The car is a 2002 GTI 337. The cars brakes aren't worn, have been thoroughly bled and m/c has been thoroughly inspected. 
When you are cruising and hit the brakes to come to a normal stop, they work good. If you are in a situation where you have to press them harder than a normal situation would call for or push them hard enough to activate ABS, the brakes lock up and the vehicle skids. The pedal doesn't let go until the vehicle stops. 
The car hasn't been scanned. The ABS light has flickered just 1 time for about 1 second max. Im leaning towards something wrong with ABS but I would figure that it would throw a code. 
Do you guys have any advice? Any info? Thanks for the help! http://****************.com/smile/emthup.gif


----------



## Musspanz (Feb 22, 2008)

*Re: ABS/Brake Problem - GTI 337 (Rhein)*

I would check the pressure regulator. For some reason it seems to be building up too much pressure from the extra brake load so that could be it. Hope it helps


----------



## GTijoejoe (Oct 6, 2001)

*Re: ABS/Brake Problem - GTI 337 (Musspanz)*


_Quote, originally posted by *Musspanz* »_I would check the pressure regulator. For some reason it seems to be building up too much pressure from the extra brake load so that could be it. Hope it helps









The only thing I would comment on about that would be ABS releases brake pressure, doesn't build it.
I would disconnect one of your ABS sensors so the system will fault and deactivate your modulator. Than apply the same type of heavy G braking and see if you get the same issue (although this time understand your 'anti-lock' brakes is only regulated by your foot). 
You may have a 'faulty' signal, which is not enough to trigger a fault, but I think it is strange that your pedal is funky, which makes me wonder what else is funky.

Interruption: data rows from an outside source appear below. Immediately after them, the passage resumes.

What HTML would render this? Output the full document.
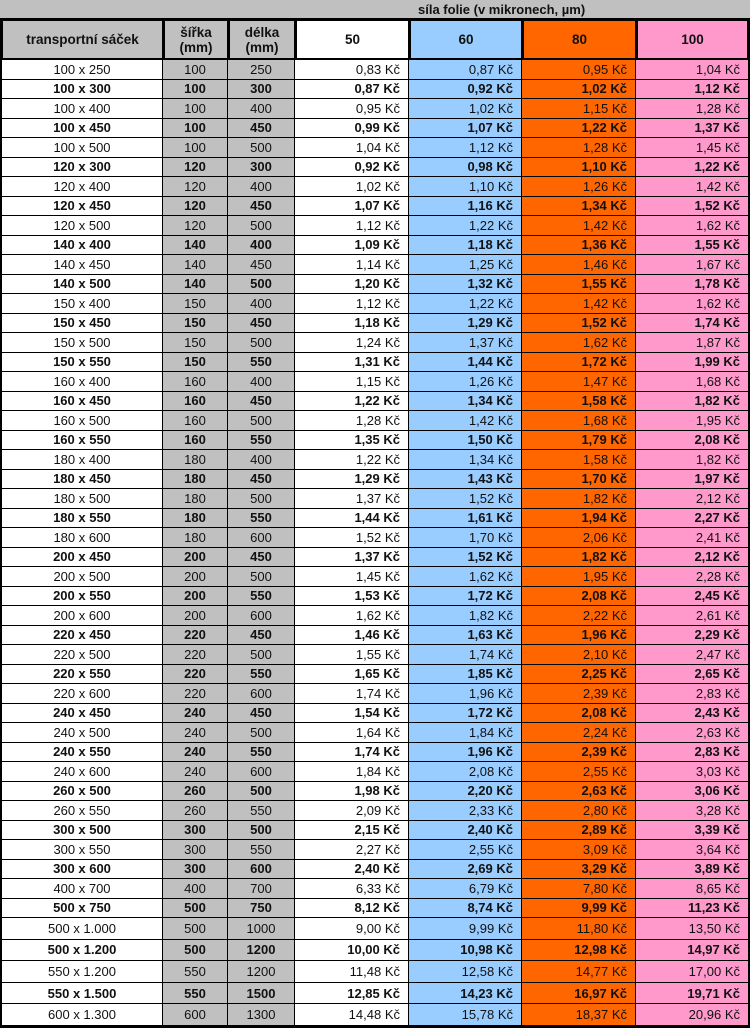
<!DOCTYPE html>
<html><head><meta charset="utf-8">
<style>
body{margin:0;width:750px;height:1028px;background:#000;position:relative;overflow:hidden;font-family:"Liberation Sans",Arial,sans-serif;}
.c{position:absolute;box-sizing:border-box;font-size:13px;color:#111;display:flex;align-items:center;white-space:nowrap;overflow:hidden;}
.h{font-weight:bold;font-size:13.5px;justify-content:center;text-align:center;line-height:15px;}
</style></head>
<body>
<div class="c" style="left:0;top:0;width:750px;height:18px;background:#c0c0c0;justify-content:flex-start;padding-left:418px;font-weight:bold;font-size:13px;">síla folie (v mikronech, µm)</div>
<div id="t"></div>
<script>
const labels=["100 x 250","100 x 300","100 x 400","100 x 450","100 x 500","120 x 300","120 x 400","120 x 450","120 x 500","140 x 400","140 x 450","140 x 500","150 x 400","150 x 450","150 x 500","150 x 550","160 x 400","160 x 450","160 x 500","160 x 550","180 x 400","180 x 450","180 x 500","180 x 550","180 x 600","200 x 450","200 x 500","200 x 550","200 x 600","220 x 450","220 x 500","220 x 550","220 x 600","240 x 450","240 x 500","240 x 550","240 x 600","260 x 500","260 x 550","300 x 500","300 x 550","300 x 600","400 x 700","500 x 750","500 x 1.000","500 x 1.200","550 x 1.200","550 x 1.500","600 x 1.300"];
const widths=[100,100,100,100,100,120,120,120,120,140,140,140,150,150,150,150,160,160,160,160,180,180,180,180,180,200,200,200,200,220,220,220,220,240,240,240,240,260,260,300,300,300,400,500,500,500,550,550,600];
const lengths=[250,300,400,450,500,300,400,450,500,400,450,500,400,450,500,550,400,450,500,550,400,450,500,550,600,450,500,550,600,450,500,550,600,450,500,550,600,500,550,500,550,600,700,750,1000,1200,1200,1500,1300];
const p50=["0,83","0,87","0,95","0,99","1,04","0,92","1,02","1,07","1,12","1,09","1,14","1,20","1,12","1,18","1,24","1,31","1,15","1,22","1,28","1,35","1,22","1,29","1,37","1,44","1,52","1,37","1,45","1,53","1,62","1,46","1,55","1,65","1,74","1,54","1,64","1,74","1,84","1,98","2,09","2,15","2,27","2,40","6,33","8,12","9,00","10,00","11,48","12,85","14,48"];
const p60=["0,87","0,92","1,02","1,07","1,12","0,98","1,10","1,16","1,22","1,18","1,25","1,32","1,22","1,29","1,37","1,44","1,26","1,34","1,42","1,50","1,34","1,43","1,52","1,61","1,70","1,52","1,62","1,72","1,82","1,63","1,74","1,85","1,96","1,72","1,84","1,96","2,08","2,20","2,33","2,40","2,55","2,69","6,79","8,74","9,99","10,98","12,58","14,23","15,78"];
const p80=["0,95","1,02","1,15","1,22","1,28","1,10","1,26","1,34","1,42","1,36","1,46","1,55","1,42","1,52","1,62","1,72","1,47","1,58","1,68","1,79","1,58","1,70","1,82","1,94","2,06","1,82","1,95","2,08","2,22","1,96","2,10","2,25","2,39","2,08","2,24","2,39","2,55","2,63","2,80","2,89","3,09","3,29","7,80","9,99","11,80","12,98","14,77","16,97","18,37"];
const p100=["1,04","1,12","1,28","1,37","1,45","1,22","1,42","1,52","1,62","1,55","1,67","1,78","1,62","1,74","1,87","1,99","1,68","1,82","1,95","2,08","1,82","1,97","2,12","2,27","2,41","2,12","2,28","2,45","2,61","2,29","2,47","2,65","2,83","2,43","2,63","2,83","3,03","3,06","3,28","3,39","3,64","3,89","8,65","11,23","13,50","14,97","17,00","19,71","20,96"];
const headers=["transportní sáček","šířka<br>(mm)","délka<br>(mm)","50","60","80","100"];
const colX=[0,162,227,294,408,521,635,750];
const colBg=["#fff","#c0c0c0","#c0c0c0","#fff","#99ccff","#ff6600","#ff99cc"];
const hdrBg=["#c0c0c0","#c0c0c0","#c0c0c0","#fff","#99ccff","#ff6600","#ff99cc"];
const t=document.getElementById('t');
function cell(x,y,w,h,bg){const d=document.createElement('div');d.className='c';d.style.left=x+'px';d.style.top=y+'px';d.style.width=w+'px';d.style.height=h+'px';d.style.background=bg;t.appendChild(d);return d;}
for(let i=0;i<7;i++){
  const d=cell(colX[i]+3,21,colX[i+1]-colX[i]-3-(i==6?3:0),37,hdrBg[i]);
  d.classList.add('h');d.innerHTML=headers[i];
  
  
}
const cols=[labels,widths,lengths,p50,p60,p80,p100];
let y=60;
for(let r=0;r<labels.length;r++){
  const h=r<44?19.5:21.6;
  for(let i=0;i<7;i++){
    const x=colX[i]+(i==0?2:1);
    const w=colX[i+1]-colX[i]-1-(i==0?1:0)-(i==6?2:0);
    const d=cell(x,y,w,h-1,colBg[i]);
    let v=cols[i][r];
    if(i>=3){v=v+' Kč';d.style.justifyContent='flex-end';d.style.paddingRight='8px';}
    else d.style.justifyContent='center';
    if(r%2==1)d.style.fontWeight='bold';
    d.textContent=v;
    
    
  }
  y+=h;
}
</script>
</body></html>
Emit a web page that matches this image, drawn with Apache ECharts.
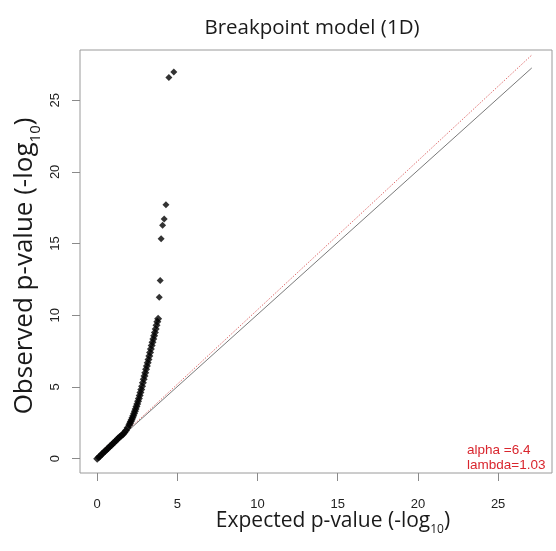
<!DOCTYPE html>
<html>
<head>
<meta charset="utf-8">
<script src="https://cdn.jsdelivr.net/npm/echarts@6/dist/echarts.min.js"></script>
<style>html,body{margin:0;padding:0;background:#fff}#c{width:556px;height:551px}</style>
</head>
<body>
<div id="c"></div>
<script>
// Tick labels
const xTicks = [0, 5, 10, 15, 20, 25];
const yTicks = [0, 5, 10, 15, 20, 25];

// Dense part of the QQ curve (expected, observed -log10 p)
const denseExpected = [0.0,0.1,0.2,0.3,0.4,0.5,0.6,0.7,0.8,0.9,1.0,1.1,1.2,1.3,1.4,1.5,1.6,1.7,1.8,1.9,2.0,
  2.05,2.1,2.15,2.2,2.25,2.3,2.35,2.4,2.45,2.5,2.55,2.6,2.65,2.7,2.75,2.8,2.85,2.9,2.95,3.0,
  3.05,3.1,3.15,3.2,3.25,3.3,3.35,3.4,3.45,3.5,3.55,3.6,3.65,3.7,3.75,3.8];
const denseObserved = [0.0,0.1,0.21,0.32,0.43,0.53,0.64,0.75,0.86,0.96,1.07,1.18,1.29,1.4,1.51,1.6,1.69,1.82,1.97,2.15,2.35,
  2.47,2.59,2.72,2.85,3.0,3.15,3.31,3.47,3.64,3.82,4.01,4.2,4.4,4.61,4.83,5.05,5.3,5.54,5.77,6.0,
  6.23,6.46,6.69,6.92,7.16,7.4,7.65,7.9,8.12,8.35,8.58,8.8,9.05,9.3,9.55,9.75];

// Top hits
const topExpected = [3.87, 3.93, 3.99, 4.08, 4.18, 4.29, 4.47, 4.78];
const topObserved = [11.25, 12.43, 15.34, 16.27, 16.71, 17.71, 26.59, 26.96];

// Reference lines
const identityX = [0, 27.1];
const identityY = [0, 27.25];
const lambdaX = [0, 27.1];
const lambdaY = [0, 28.15];

const annotations = ['alpha =6.4', 'lambda=1.03'];
const xTitle = '{n|Expected p-value (-log}{s|10}{n|)}';
const yTitle = '{n|Observed p-value (-log}{s|10}{n|)}';

const zip = (a, b) => a.map((v, i) => [v, b[i]]);

const chart = echarts.init(document.getElementById('c'), null, {renderer: 'canvas'});
const labelFont = 'Liberation Sans, Arial, sans-serif';
const titleFont = 'Open Sans, Noto Sans, sans-serif';

function titleRich(big, small, lh) {
  return {
    n: {fontFamily: titleFont, fontSize: big, fill: '#1a1a1a', color: '#1a1a1a', lineHeight: lh, verticalAlign: 'middle'},
    s: {fontFamily: titleFont, fontSize: small, fill: '#1a1a1a', color: '#1a1a1a', lineHeight: small, verticalAlign: 'bottom'}
  };
}

chart.setOption({
  animation: false,
  backgroundColor: '#fff',
  title: {
    text: 'Breakpoint model (1D)',
    left: 307, top: 13, textAlign: 'center',
    textStyle: {fontFamily: titleFont, fontSize: 20.5, fontWeight: 'normal', color: '#1a1a1a'}
  },
  grid: {left: 80, right: 4, top: 50, bottom: 78, show: true, borderColor: '#9a9a9a', borderWidth: 1, backgroundColor: 'transparent'},
  xAxis: {
    type: 'value', min: -1.07, max: 28.36,
    splitLine: {show: false},
    axisLine: {show: false, onZero: false},
    axisTick: {show: true, length: 8, lineStyle: {color: '#8a8a8a'}, customValues: xTicks},
    axisLabel: {customValues: xTicks, margin: 25, fontFamily: labelFont, fontSize: 13, color: '#222'}
  },
  yAxis: {
    type: 'value', min: -1.0, max: 28.5,
    splitLine: {show: false},
    axisLine: {show: false, onZero: false},
    axisTick: {show: true, length: 8, lineStyle: {color: '#8a8a8a'}, customValues: yTicks},
    axisLabel: {customValues: yTicks, margin: 18, rotate: 90, fontFamily: labelFont, fontSize: 13, color: '#222'}
  },
  series: [
    {type: 'line', data: zip(lambdaX, lambdaY), showSymbol: false, symbol: 'none',
     lineStyle: {color: '#e07070', width: 1, type: [1.5, 1.5]}, z: 1},
    {type: 'line', data: zip(identityX, identityY), showSymbol: false, symbol: 'none',
     lineStyle: {color: '#7a7a7a', width: 1}, z: 1},
    {type: 'scatter', data: zip(denseExpected, denseObserved), symbol: 'diamond', symbolSize: 8,
     itemStyle: {color: '#000'}, z: 3},
    {type: 'scatter', data: zip(topExpected, topObserved), symbol: 'diamond', symbolSize: 7,
     itemStyle: {color: '#000'}, z: 3}
  ],
  graphic: [
    {type: 'text', x: 333, y: 521, style: {text: xTitle, rich: titleRich(21, 12, 30), align: 'center', verticalAlign: 'middle'}},
    {type: 'text', x: 25, y: 266, rotation: Math.PI / 2, style: {text: yTitle, rich: titleRich(26, 15, 36), align: 'center', verticalAlign: 'middle'}},
    {type: 'text', left: 467, top: 443, style: {text: annotations[0], fill: '#d9262e', font: '13.5px ' + labelFont}},
    {type: 'text', left: 467, top: 458, style: {text: annotations[1], fill: '#d9262e', font: '13.5px ' + labelFont}}
  ]
});
</script>
</body>
</html>
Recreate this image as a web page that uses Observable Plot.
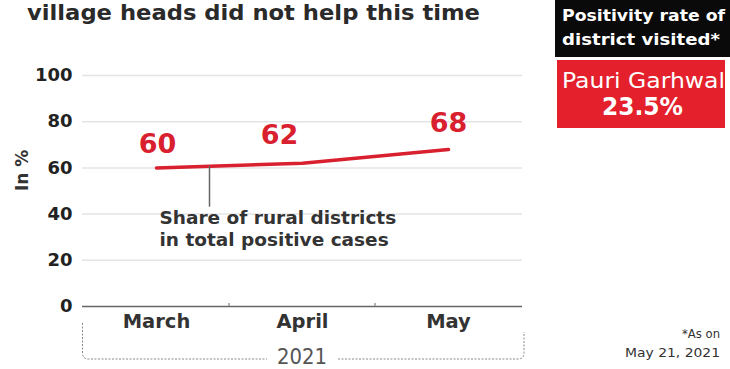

Your vehicle shouldn't 'skid' with proper ABS function.


_Modified by GTijoejoe at 8:21 PM 12-16-2009_


----------



## 3.3.7 (Nov 3, 2009)

*Re: ABS/Brake Problem - GTI 337 (GTijoejoe)*

Step 1: scan abs module with vag-com


----------



## pjung23551 (Jun 18, 2008)

brake master cylinder. same problem with me. during panic stops, pedal slams to the floor and locks everything.


----------